The remark that the Superior Court characterizes as “criticizing a judge” also cannot constitute an obstruction to the administration of justice in this instance. To be sure, Walker’s remark that it is “easy for people to . . . sit on the bench and drive a government car and remark as to what is easy for [the mother] to do,” (J.A. 72), may well have offended the judge. However, the record contains no evidence that this comment was so disruptive that it posed “an imminent threat to the administration of justice” so as to justify “the offended judge being judge, jury and executioner.”
...Walker’s remark squarely constitutes zealous—although in this case, ineffective—advocacy that cannot form the basis for a criminal contempt conviction.
Indeed the problem lay elsewhere
In this case, to the extent any disruption occurred, it is attributable not to Walker, but to the Superior Court’s reaction to her advocacy. An attorney has the right to make a good-faith legal argument that a judge does not approve of in presenting his or her client’s case to a court. McConnell, 370 U.S. at 236. We can find no justification for the Superior Court to respond to Walker’s fleeting remark by ordering her immediate removal from the courtroom, leaving her client unrepresented in a quasi-criminal proceeding in which her fundamental liberty interest in the care, custody, and control of her children was at stake. See Troxel v. Granville, 530 U.S. 57, 65 (2000); In re R.S.N., 706 N.W.2d 705, 708 (Iowa 2005) (holding indigent parents are entitled to court-appointed counsel in involuntary termination of parent rights proceedings); In re Guardianship of Dotson, 367 A.2d 1160, 1163 (N.J. 1976) (“While it is denominated a civil matter, it is almost quasi-criminal in nature, since it seeks to terminate for cause all parental ties between the children here involved and their natural parents. . . . As such, it is deserving of special treatment.”); Particia C. Kussmann, Right of Indigent Parent to Appointed Counsel in Proceeding for Involuntary Termination of Parental Rights, 92 A.L.R.5th 379 (2001) (collecting cases). Thus, the Superior Court abused its discretion when it found Walker in criminal contempt to the extent the sanction is predicated on a finding that she obstructed the administration of justice...
In this case, Walker alleged—both orally and in writing— that the judge should recuse herself because criticism of that very judge formed the basis for the contempt charge, meaning that “the alleged victim” would simultaneously serve as “the investigator, the prosecutor, [and] the fact finder.”
Attorneys possess an obligation to advocate zealously for their clients, in good faith within the bounds of the law.
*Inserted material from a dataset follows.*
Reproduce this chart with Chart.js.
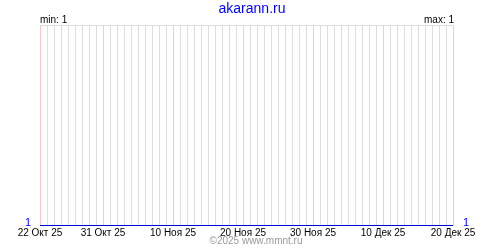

On some occasions, this may entail making an argument that displeases a judge, or that a judge interprets—rightly or wrongly—as criticism. In this case, the Superior Court perceived as criticism what an attorney likely intended as advocacy, and imposed the severe sanction of criminal contempt. In doing so, it ignored the maxim that “the law gives [judges] as persons, or courts as institutions . . . no greater immunity from criticism than other persons or institutions.” Landmark Commc’ns, Inc. v. Virginia, 435 U.S. 829, 839 (1978). Accordingly, we reverse the Superior Court’s May 21, 2015 opinion and order adjudicating Walker in criminal contempt.
The court expressed the view that recusal is appropriate where the judge is the "victim" of the contempt.